A woman with a mission, and still vigorous, Bubbles convinces a reluctant Feather to take her to Mexico so she can recover the ashes and give her mother a proper burial. Both women have recently shed husbands and have a secondary agenda: they’d like a little action. And they get it.
Alternating narratives weave together Feather and Bubbles’ odyssey with their colorful Scottish ancestors, creating a family tapestry. The “now” thread presents the two women as they travel south from Canada to San Francisco and then Mexico, covering a span of about six months. “Now” and “then” merge in Mexico when Bubbles’ long-dead mother, grandmother, and grandfather turn up, enlivening the narrative with their antics.
In Mexico, the land where reality and magic co-exist, Feather gets a new sense of her mother. The Indian villagers mistake Bubbles for a well-known rain goddess, praying for her to bring rain so their land will thrive again. Feather, who’s been seeking “The Goddess” for years, eventually realizes what she’s overlooked.
Meanwhile, Bubbles’ quest for her mother’s ashes (and a new man) has increased her zest for life.

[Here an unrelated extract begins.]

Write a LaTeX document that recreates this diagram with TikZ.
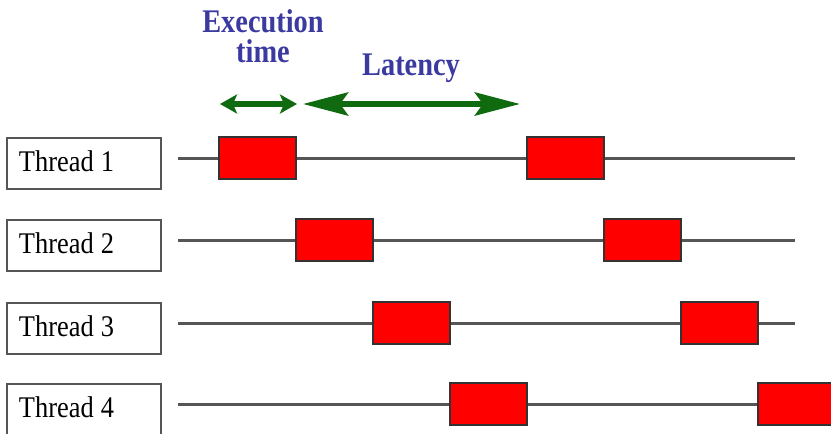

A shrewd business woman (she’s raised chickens, sold her crafts, taken in bizarre boarders, and has a sure-fire system for winning at bingo and lotteries), she’s certain she’s found the fountain of youth at a mineral springs outside San Miguel de Allende; she’s determined to bottle the water and sell it.
But gambling is her first love, and unlike most women her age, fun-loving Bubbles takes risks, believing she’s immortal. Unlike her daughter, Bubbles doesn’t hold back in any way, eating heartily, lusting after strangers, her youthful spirit and innocence convincing readers that they’ve found the fountain of youth themselves in this character. At ninety, she comes into her own, coming to age, proving it’s never too late to fulfill one’s dreams.
Fling, a meditation on death, mothers and daughters, and art, suggests that the fountain of youth is the imagination, and this is what they all discover in Mexico. It’s what Bubbles wants to bottle, but she doesn’t need to. She embodies it. The whole family does.